良い土とは

「まだ庭が完成したわけではありませんよ」
庭の施工が完了したときに、私は、お客さんにこう言います。
施工の完了段階では、ただ庭の形が出来上がったにすぎない。
1年、2年、3年と時を経て、木々が根付いて土になじみ、
1本1本の木がもともとその場所にあったような風情になったとき、
はじめて、庭が完成したと言えると思います。

せっかくの美しい庭も、土が悪いと時間の経過とともに木々が育たず、
台無しになってしまいます。
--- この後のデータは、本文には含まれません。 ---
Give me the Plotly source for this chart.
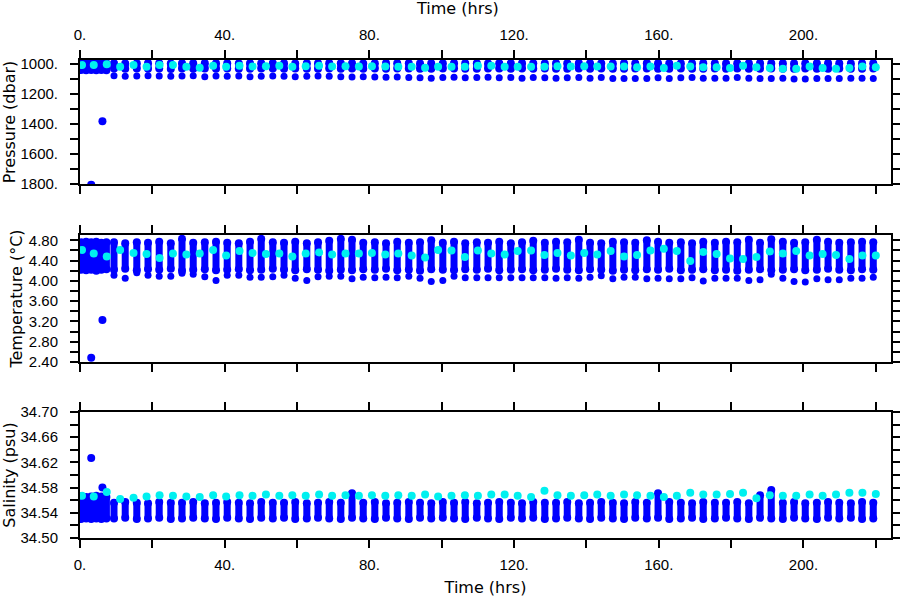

それだけ、植物や庭にとって土は大事なもの。

それでは、良い土とはどのような土を言うのでしょう。
一口に言うと「有機物を多く含み、水持ち、水はけ、肥持ち(栄養分を長く保持する能力)、
空気の通りが良い」というのが、植物の生育に適した肥沃な土の条件です。

肥沃な土は一般に、見た目が黒くふわふわした感じがあります。
みただけで分からなければ、触ってみます。
土を手に取りぎゅっと握り、手を広げたとき、肥沃な土なら握ったままの形に残り、
ほぐせば適度に崩れます。

ほぐしたとき形が崩れず、手にへばり付いているようならば、
粘土分が多過ぎて、水はけや空気の通りが悪い土ということになります。
形が残らず、ばらばら崩れて落ちる土は砂が多く、
水持ちと肥持ちが悪い、いわゆるやせた土です。

大体、造成地に建てられたお宅の庭土は、やせているケースが多いですね。
そのような場合、土壌改良から始めなくてはなりません。
庭を造る前に、土作りをしなくてはなりません。

植物はおおむね弱酸性の土を好みます。
土が酸性かアルカリ性のどちらかに傾くと、特定の養分が吸収されにくくなります。
土壌 pHは、市販のpH 測定器を使って調べればよいのですが、わたしたちは
生えている雑草などから大体判断することができます。
例えば、カヤツリグサ、ハハコグサ、スギナ、キイチゴ、オオバコなどが
生えていたら、酸性が強いので、石灰などで中和する必要があるでしょう。

さあ、庭や花壇の土を手にとって調べてみましょう。
えっ、ミミズが出てきて気持ちが悪いって?
それなら土はOKです。
ミミズは肥沃な土にしかすみませんし、ミミズのふんが肥料となって、
土は、さらに肥沃になるのです。